The two discs I got -- both produced by "Surround Records" -- are the Vivaldi "Four Seasons", filled out with two "Concertos for Double Orchestra", and the Rachmaninov "Piano Concertos #2 & #3". These are high-bandwidth, 5.1 Naxos recordings originally produced for SACD. Surround Records has apparently processed them to add the additional rear channels and they are on disc as DTS-HD MA 7.1 24-bit/96KHz.
The Vivaldi contains 63 minutes of content and the Rachmaninov 74 minutes -- which would be nigh unto empty for a Blu-Ray disc with no video. However the PS3 reports that what it is actually seeing for these is an AVCHD recorded on a DVD-R!
And indeed there's something funky about the way they did it, because when you get to the end of the recording the PS3 gets confused. When you reach the end of the recording the disc does something like a Pause. The disc does not Stop on its own, nor can you Stop it using the remote. If you Eject it, it does in fact come out (thank God), but the PS3 still thinks it should be playing it because it doesn't go back to displaying the PS3 menu! And if you stick in another disc you get an error message from the PS3 saying you've inserted "The Wrong Disc".
So far, the only way I've found to get out of this state is to hold down the PS3 front panel power button long enough to force the PS3 to shut down. When powered up again, everything is back to normal.
*** ETA: This problem at the end of the disc actually only happens with the Vivaldi as it turns out (I was typing this while playing the Rachmaninov). What the Rachmaninov does is restart from the beginning even though Repeat play is *NOT* turned on! But at least you can stop it at that point and get back to the XMB. ***
That aside, the discs play just fine. They have no pop-up or Top menus and so they start playing without having to navigate any menus. Selecting Top menu during playback causes the disc to restart from the beginning. Selecting the pop-up menu does nothing.
They appear to respond normally to track forward/back operations.
They have just the one audio track, but apparently the liner notes say they WILL play the "core" DTS 5.1 track if your player or receiver can't handle the DTS-HD MA. There are, of course, no subtitles or angles.

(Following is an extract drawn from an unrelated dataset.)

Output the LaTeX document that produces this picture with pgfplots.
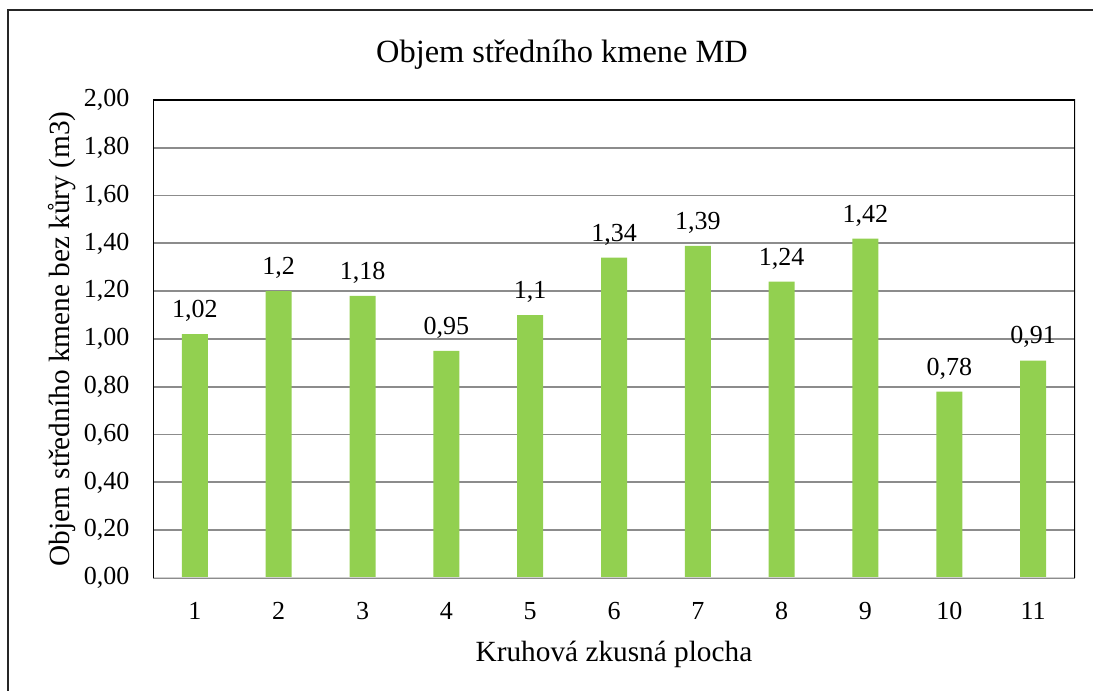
\documentclass[border=0pt]{standalone}
\usepackage{fontspec}
\setmainfont{Liberation Serif}
\usepackage{pgfplots}
\pgfplotsset{compat=1.18}
\definecolor{bargreen}{HTML}{92D050}
\definecolor{gridgray}{HTML}{8C8C8C}
\definecolor{basegray}{HTML}{D0D0D0}
\begin{document}
\begin{tikzpicture}
\useasboundingbox (0pt,0pt) rectangle (1093pt,691pt);
\draw[line width=2.6pt, black!85] (8pt,-5pt) -- (8pt,681pt) -- (1100pt,681pt);
\begin{axis}[
  at={(153pt,113pt)}, anchor=south west,
  scale only axis, width=922pt, height=478pt,
  xmin=0.5, xmax=11.5, ymin=0, ymax=2,
  xtick={1,2,3,4,5,6,7,8,9,10,11},
  ytick={0,0.2,0.4,0.6,0.8,1,1.2,1.4,1.6,1.8,2},
  major tick length=0pt,
  axis line style={draw=none},
  ymajorgrids,
  major grid style={gridgray, line width=1.8pt},
  /pgf/number format/assume math mode=true,
  ticklabel style={font=\fontsize{26}{30}\selectfont},
  xticklabel style={yshift=-21pt},
  yticklabel style={xshift=-20pt, /pgf/number format/fixed, /pgf/number format/fixed zerofill, /pgf/number format/precision=2, /pgf/number format/use comma},
  title={Objem středního kmene MD},
  title style={font=\fontsize{32.4}{38}\selectfont, at={(axis description cs:0.4436,1.083)}, anchor=center},
  xlabel={Kruhová zkusná plocha},
  xlabel style={font=\fontsize{29.3}{34}\selectfont, at={(axis description cs:0.5,-0.160)}, anchor=center},
  ylabel={Objem středního kmene bez kůry (m3)},
  every axis y label/.style={font=\fontsize{29.3}{34}\selectfont, at={(axis description cs:-0.0987,0.5)}, rotate=90, anchor=center},
  ybar, bar width=26pt,
  nodes near coords,
  nodes near coords style={font=\fontsize{26}{30}\selectfont, anchor=south, yshift=9pt, /pgf/number format/use comma, /pgf/number format/assume math mode=true},
]
\addplot[fill=bargreen, draw=none] coordinates {
 (1,1.02) (2,1.2) (3,1.18) (4,0.95) (5,1.1) (6,1.34) (7,1.39) (8,1.24) (9,1.42) (10,0.78) (11,0.91)
};
\draw[basegray, line width=2pt] (rel axis cs:0,0) -- (rel axis cs:1,0);
\draw[black, line width=2.4pt] (rel axis cs:0,0) -- (rel axis cs:0,1) -- (rel axis cs:1,1) -- (rel axis cs:1,0);
\end{axis}
\end{tikzpicture}
\end{document}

The "video" is a black screen that the PS3 identifies as MPEG 2 at 909Kbs.
The audio is, as expected, DTS-HD MA 7.1. The bit rate on the Vivaldi varies between 10.5Mbps and 13.5Mbps. The Rachmaninov is not quite that high running from 9.5Mbps to around 12Mbps
Through the ARC'd D2 -- with the PS3 merging the rear channels back into the side channels to send 5.1 -- the audio sounds very good indeed!
This "Four Seasons" will not be one of my favorite recordings. The liner notes aptly report that it, "is given at houghtful performance." And just like that typo, it's a little bit off. But it SOUNDS wonderful.
The "Concertos for Double Orchestra" were something unexpected! They were recorded with the soloist between two orchestras -- one of which was put into the front channels and the other of which was put into the SURROUNDS!
Quite startling to say the least until you figure out what's going on! But my oh my it does show off the value of letting ARC do a full range correction on your surround speaker setup! For this recording you really do have to sit in the primary seating location (ARC mic #1) or the completely surrounding sound stage is just too distracting.
The Rachmaninov pieces were presented in the more traditional sound stage, thank God. I happen to like the Kissin performances of these better, which are not as traditional as these here by Scherbakov, but again the audio quality seems quite good indeed.
So apparently there are still some kinks to get out of the "audio-only" Blu-Ray system here. In particular it is ridiculous for them to have issued these before verifying that a PS3 still works properly after reaching the end of the disc! I mean it's only the single most popular Blu-Ray player out there -- by far.
And I suspect the resort to AVCHD as the recording format is just a hack until the Blu-Ray consortium puts their official blessing on "true" audio-only Blu-Ray discs.
And as always, the CONTENT (in this case the performances) is fundamentally more important than the TECHNOLOGY of audio delivery and reproduction, but I think these two discs show there is a lot of potential for "audio-only" Blu-Ray as time goes on and more recordings come out.
And also, of course, it sounds very VERY good indeed through an ARC'd D2!